Let $G$ be topological group and let $H$ be a discrete normal subgroup of $G$. Now it is easy to see that the canonical map $\pi$ from $G$ to $G/H$ (which is in this case an identification) is actually a covering map. In details:
- We may choose some open neighborhood $U$ of the identity (in $G$) that intersect $H$ at the identity only, by the discreteness of $H$.
- We may also choose an open neighborgood $V$ of the identity that such that $$V \subset U, VV \subset U, V=V^{-1}$$ using the topological group structure of $G$.
- Now the map $\pi\restriction_{V}:V\rightarrow\pi(V)$ is a homeomorphism, and the cosets $hV$ are disjoint, so we actually have a map $\pi\restriction_{HV}:HV\rightarrow\pi(V)$ which evenly covers $\pi(V)$.
- Finally, homogeneity of $G$(and $G/H$) implies that $\pi$ is a covering map.
Exercise 3.24 states that when $G$ is simply connected, we have in fact that $\pi_{1}(G/H)$ isomorphic to $H$. Now this can be proved by mimicking the standard proof (using 'winding numbers') of the fact that the fundamental groups of the circle is $\mathbb{Z}$, which usese the path lifting, homotopy lifting properties of covering maps.

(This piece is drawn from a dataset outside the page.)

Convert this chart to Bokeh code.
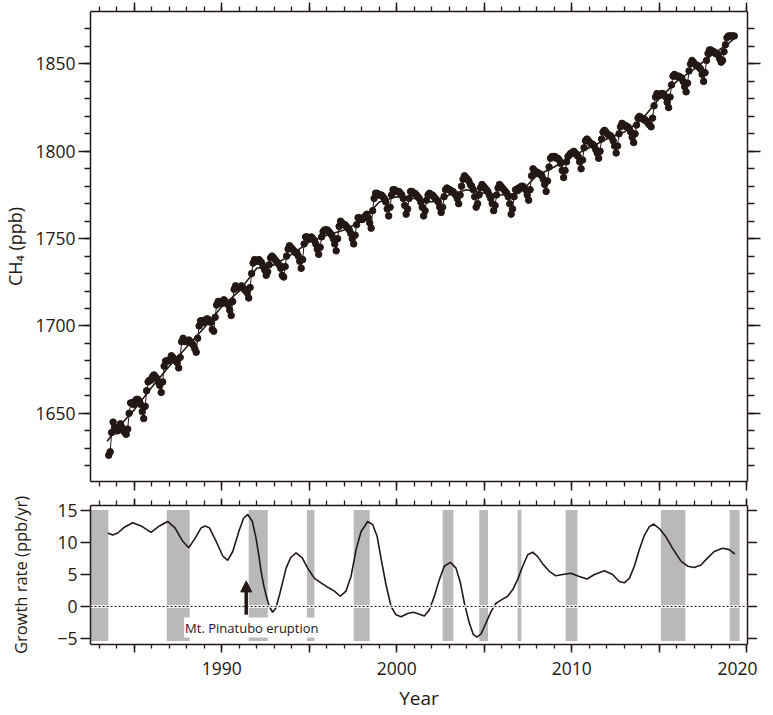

We just have to do the same thing using the map $\pi$ this time, constructing a group isomorphism from $\pi_{1}(G/H)$ to its 'winding numbers', that is, $H$.
My question is, Rotman assumes in this exercise that H be a discrete CLOSED normal subgroup of $G$, and also says at the end: Remark. If $G$ is $T_{0}$, then every discrete subgroup of $G$ is necessarily closed.
It is well known that every topological group must be regular, so I'm perfectly fine with that last 'remark' since regularity and $T_{0}$-ness forces the topological group to be $T_{3}$. However, I've been going through the details of the proof that $\pi_{1}(G/H)$ is isomorphic to $H$, but nowhere have I found a place the closedness of $H$ is necessary. It seems like everything works just fine without the assumption that $H$ is closed.
Is closedness really unnecessary here? or am I missing something important?